February 28th, 2024

Industry group warns Ont. manufacturers struggling to fill thousands of job vacancies

By Ritika Dubey, The Canadian Press on February 1, 2024.

Canadian Manufacturers and Exporters are raising an alarm about the increased number of vacancies in Ontario's manufacturing sector which are projected to rise as older workers retire. A worker welds steel in Burnaby, B.C., on Thursday, March 29, 2018. THE CANADIAN PRESS/Darryl Dyck

TORONTO – Industry group Canadian Manufacturers and Exporters is warning on the rising number of job vacancies in Ontario’s manufacturing sector as positions go unfilled, thousands of new positions are set to be created and a wave of retirements takes hold.

Ontario has more than 18,900 vacancies and more than 7,000 confirmed new manufacturing jobs opening up in the next two years in the electric vehicle and automotive space, the trade association of manufacturers said.

“It has been persistent over the last few years,” Dennis Darby, president and chief executive of CME, said in an interview on Thursday.

“When we ask (our members) what’s keeping you up at night, (it’s) as always: ‘I can’t find the people I need to expand my business or adopt new technology,'” Darby said.

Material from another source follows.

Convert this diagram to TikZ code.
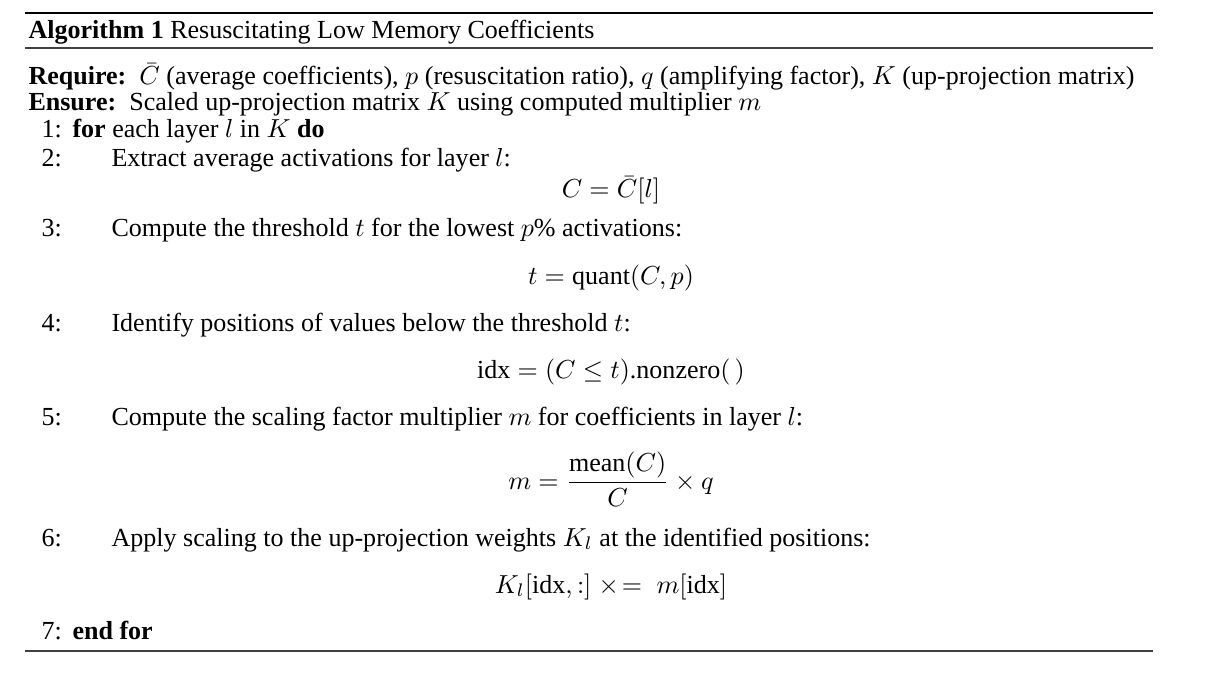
\documentclass[tikz,border=0pt]{standalone}
\usepackage{amsmath}
\usepackage{fontspec}
\setmainfont{Liberation Serif}
\begin{document}
\begin{tikzpicture}[
		x=0.384pt, y=-0.384pt,
		txt/.style={anchor=base west, inner sep=0pt},
		num/.style={anchor=base west, inner sep=0pt},
		eqn/.style={anchor=base, inner sep=0pt},
		thickrule/.style={line width=0.95pt},
		thinrule/.style={line width=0.5pt, black!75}
	]
	\useasboundingbox (0,0) rectangle (1210,678);
	% rules
	\coordinate (tl) at (25,13);
	\coordinate (tr) at (1153,13);
	\coordinate (ml) at (25,48);
	\coordinate (mr) at (1153,48);
	\coordinate (bl) at (25,651);
	\coordinate (br) at (1153,651);
	\draw[thickrule] (tl) -- (tr);
	\draw[thinrule] (ml) -- (mr);
	\draw[thinrule] (bl) -- (br);
	% caption
	\node[txt] (title) at (28,39) {\textbf{Algorithm 1} Resuscitating Low Memory Coefficients};
	\node[txt] (req) at (28,85) {\textbf{Require:}\ \ $\bar{C}$ (average coefficients), $p$ (resuscitation ratio), $q$ (amplifying factor), $K$ (up-projection matrix)};
	\node[txt] (ens) at (28,111) {\textbf{Ensure:}\ \ Scaled up-projection matrix $K$ using computed multiplier $m$};
	% line numbers
	\foreach \n/\y in {1/138,2/167,3/237,4/332,5/425,6/546,7/639}
		\node[num] (n\n) at (41,\y) {\n:};
	% body
	\node[txt] (l1) at (72,138) {\textbf{for} each layer $l$ in $K$ \textbf{do}};
	\node[txt] (l2) at (111,167) {Extract average activations for layer $l$:};
	\node[eqn] (e2) at (611,198) {$\displaystyle C = \bar{C}[l]$};
	\node[txt] (l3) at (111,237) {Compute the threshold $t$ for the lowest $p\%$ activations:};
	\node[eqn] (e3) at (611,284) {$\displaystyle t = \text{quant}(C, p)$};
	\node[txt] (l4) at (111,332) {Identify positions of values below the threshold $t$:};
	\node[eqn] (e4) at (611,378) {$\displaystyle \text{idx} = (C \leq t)\text{.nonzero}(\,)$};
	\node[txt] (l5) at (111,425) {Compute the scaling factor multiplier $m$ for coefficients in layer $l$:};
	\node[eqn] (e5) at (611,489) {$\displaystyle m = \frac{\text{mean}(C)}{C} \times q$};
	\node[txt] (l6) at (111,546) {Apply scaling to the up-projection weights $K_l$ at the identified positions:};
	\node[eqn] (e6) at (611,593) {$\displaystyle K_l[\text{idx}, :] \;\times\!=\; m[\text{idx}]$};
	\node[txt] (l7) at (72,639) {\textbf{end for}};
\end{tikzpicture}
\end{document}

The association has estimated the manufacturing industry could see as many as 18,500 retirements from baby boomers in the province every year between now and 2034.

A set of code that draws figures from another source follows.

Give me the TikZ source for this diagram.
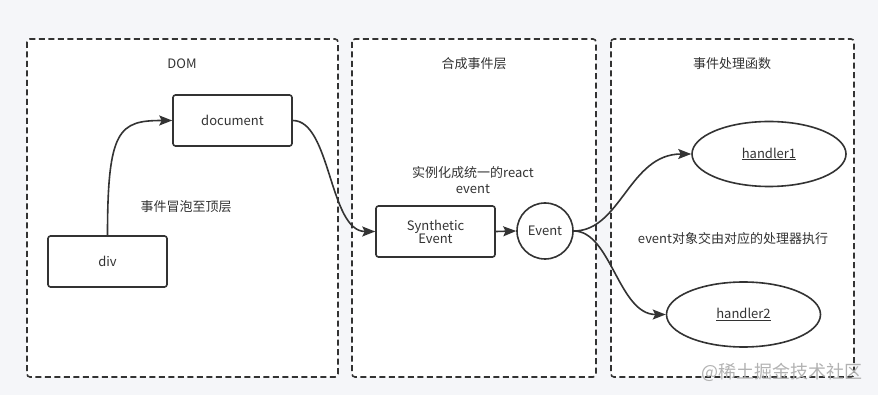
\documentclass[tikz,border=0pt]{standalone}
\usepackage{fontspec}
\setmainfont{Noto Sans CJK SC}
\usetikzlibrary{arrows.meta,shapes.geometric}
\definecolor{ink}{HTML}{333333}
\definecolor{bgc}{HTML}{F5F6F9}
\tikzset{
  panel/.style={draw=ink,fill=white,line width=1.6pt,dash pattern=on 6pt off 3.5pt,rounded corners=3pt},
  boxnode/.style={draw=ink,fill=white,line width=1.6pt,rounded corners=2.5pt,align=center,text=ink,font=\fontsize{13}{15}\selectfont},
  lbl/.style={text=ink,font=\fontsize{13}{16}\selectfont,align=center},
  conn/.style={draw=ink,line width=1.6pt,-{Stealth[length=13pt,width=10pt,inset=2.5pt]}},
}
\begin{document}
\begin{tikzpicture}[x=1pt,y=-1pt]
\fill[bgc] (0,0) rectangle (878,395);
\useasboundingbox (0,0) rectangle (878,395);
% panels
\path[panel] (27,39) rectangle (338,377);
\path[panel] (352,39) rectangle (596,377);
\path[panel] (611,39) rectangle (854,377);
% titles
\node[lbl] (t1) at (182,64) {DOM};
\node[lbl] (t2) at (474,64) {合成事件层};
\node[lbl] (t3) at (732,64) {事件处理函数};
% nodes
\node[boxnode,minimum width=119pt,minimum height=51pt] (document) at (232.5,120.5) {document};
\node[boxnode,minimum width=119pt,minimum height=51pt] (div) at (107.5,261.5) {div};
\node[boxnode,minimum width=119pt,minimum height=51pt,inner sep=2pt] (syn) at (435.5,231.5) {Synthetic\\[-2pt]Event};
\node[draw=ink,line width=1.6pt,fill=white,circle,minimum size=56pt,inner sep=0pt,text=ink,font=\fontsize{13}{15}\selectfont] (ev) at (545,231) {Event};
\node[draw=ink,line width=1.6pt,fill=white,ellipse,minimum width=154pt,minimum height=65pt,inner sep=0pt,text=ink,font=\fontsize{13}{15}\selectfont] (h1) at (769,154) {\underline{handler1}};
\node[draw=ink,line width=1.6pt,fill=white,ellipse,minimum width=154pt,minimum height=65pt,inner sep=0pt,text=ink,font=\fontsize{13}{15}\selectfont] (h2) at (743.5,314.5) {\underline{handler2}};
% labels
\node[lbl] (l1) at (186,207) {事件冒泡至顶层};
\node[lbl] (l2) at (473,180) {实例化成统一的react\\event};
\node[lbl] (l3) at (733,239) {event对象交由对应的处理器执行};
% connectors
\draw[conn] (div.north) .. controls ([yshift=106pt]div.north) and ([xshift=-53pt]document.west) .. (document.west);
\draw[conn] (document.east) .. controls ([xshift=38pt]document.east) and ([xshift=-46pt]syn.west) .. (syn.west);
\draw[conn] (syn.east) -- (ev.west);
\draw[conn] (ev.east) .. controls ([xshift=47pt]ev.east) and ([xshift=-62pt]h1.west) .. (h1.west);
\draw[conn] (ev.east) .. controls ([xshift=37pt]ev.east) and ([xshift=-47pt]h2.west) .. (h2.west);
% watermark
\node[text=black!30,font=\fontsize{18}{20}\selectfont,anchor=east] (wm) at (866,372) {@稀土掘金技术社区};
\end{tikzpicture}
\end{document}
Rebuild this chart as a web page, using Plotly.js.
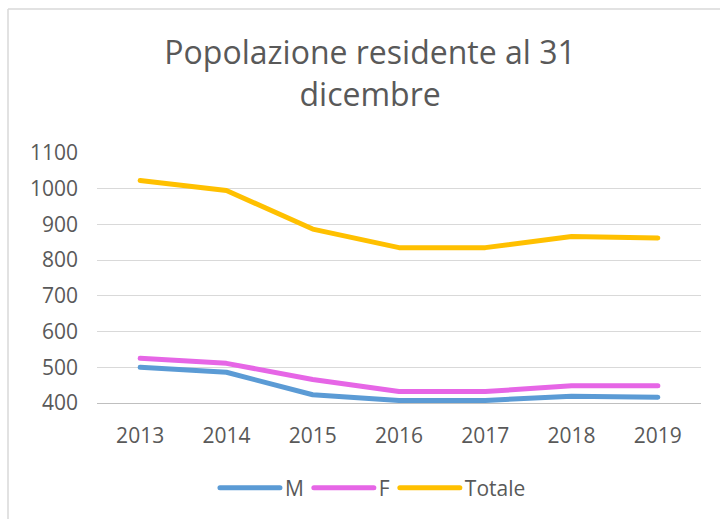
<!DOCTYPE html>
<html>
<head>
<meta charset="utf-8">
<script src="https://cdn.plot.ly/plotly-3.0.1.min.js"></script>
<style>
html,body{margin:0;padding:0;background:#fff;}
#chart{width:720px;height:519px;}
#chart .scatterlayer path.js-line, #chart .legendlines path{stroke-linecap:round !important;stroke-linejoin:round !important;}
</style>
</head>
<body>
<div id="chart"></div>
<script>
var years = ['2013','2014','2015','2016','2017','2018','2019'];
var maschi = [500, 486, 423, 407, 407, 419, 416];
var femmine = [525, 511, 466, 432, 432, 448, 448];
var totale = [1023, 995, 887, 835, 835, 866, 862];
var yTicks = [400, 500, 600, 700, 800, 900, 1000, 1100];

var font = 'Open Sans, Liberation Sans, sans-serif';
var grey = '#595959';

var traces = [
  {x: years, y: maschi, name: 'M', type: 'scatter', mode: 'lines', line: {color: '#5B9BD5', width: 5}},
  {x: years, y: femmine, name: 'F', type: 'scatter', mode: 'lines', line: {color: '#E666E6', width: 5}},
  {x: years, y: totale, name: 'Totale', type: 'scatter', mode: 'lines', line: {color: '#FFC000', width: 5}}
];

var layout = {
  width: 720, height: 519,
  margin: {l: 97, r: 19, t: 153, b: 116},
  paper_bgcolor: '#fff', plot_bgcolor: '#fff',
  font: {family: font, color: grey, size: 21},
  title: {
    text: 'Popolazione residente al 31<br>dicembre',
    font: {family: font, size: 32, color: grey},
    x: 0.514, xref: 'container', xanchor: 'center',
    y: 1 - 64/519, yref: 'container', yanchor: 'top'
  },
  xaxis: {
    type: 'category', range: [-0.5, 6.5],
    showgrid: false, zeroline: false,
    showline: true, linecolor: '#BFBFBF', linewidth: 1,
    ticks: '', ticklabelstandoff: 14,
    tickfont: {family: font, size: 21, color: grey},
    fixedrange: true
  },
  yaxis: {
    range: [400, 1100], tickvals: yTicks,
    showgrid: true, gridcolor: '#D9D9D9', gridwidth: 1,
    zeroline: false, showline: false,
    ticks: '', ticklabelstandoff: 18,
    tickfont: {family: font, size: 21, color: grey},
    fixedrange: true
  },
  showlegend: true,
  legend: {
    orientation: 'h',
    x: 0.518, xref: 'container', xanchor: 'center',
    y: 1 - 488/519, yref: 'container', yanchor: 'middle',
    font: {family: font, size: 21, color: grey},
    itemwidth: 60,
    traceorder: 'normal'
  },
  shapes: [
    {type: 'line', xref: 'paper', yref: 'paper', x0: (8-97)/604, x1: (720-97)/604, y0: 1 + (153-9)/250, y1: 1 + (153-9)/250, line: {color: '#D9D9D9', width: 1.5}},
    {type: 'line', xref: 'paper', yref: 'paper', x0: (8-97)/604, x1: (8-97)/604, y0: 1 + (153-9)/250, y1: 1 - (519-153)/250, line: {color: '#D9D9D9', width: 1.5}}
  ]
};

Plotly.newPlot('chart', traces, layout, {displayModeBar: false, staticPlot: true});
</script>
</body>
</html>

Darby said despite an increase in overall unemployment, the manufacturing industry is seeing chronically unfilled positions due to the lack of skills.

Lost interest in manufacturing jobs among youth and a slowdown in immigration during the pandemic years alongside retiring boomers exacerbated the job vacancies in manufacturing, Darby said.

The association has been working on promoting skills trade among youth, including women.

“There’s a preconceived notion that these jobs are dirty and they are back-breaking,” he said.

“But the reality is that at any manufacturing plant, almost everybody is dealing with a computer.”

Darby said nobody is lugging huge amounts of weight around – it’s all done with cranes and robots.

“These are really good jobs. They pay well. These are good, long careers and you use technology,” he said.

CME is calling on Ontario to invest more in the training and upskilling of workers. Among its list of recommendations, CME is also asking the provincial government to double down on bringing industry and educational institutions together and bridge the skills gap.

Additionally, it suggests bolstering its tax credit for employer-led training and to better align its programs to match employers with workers.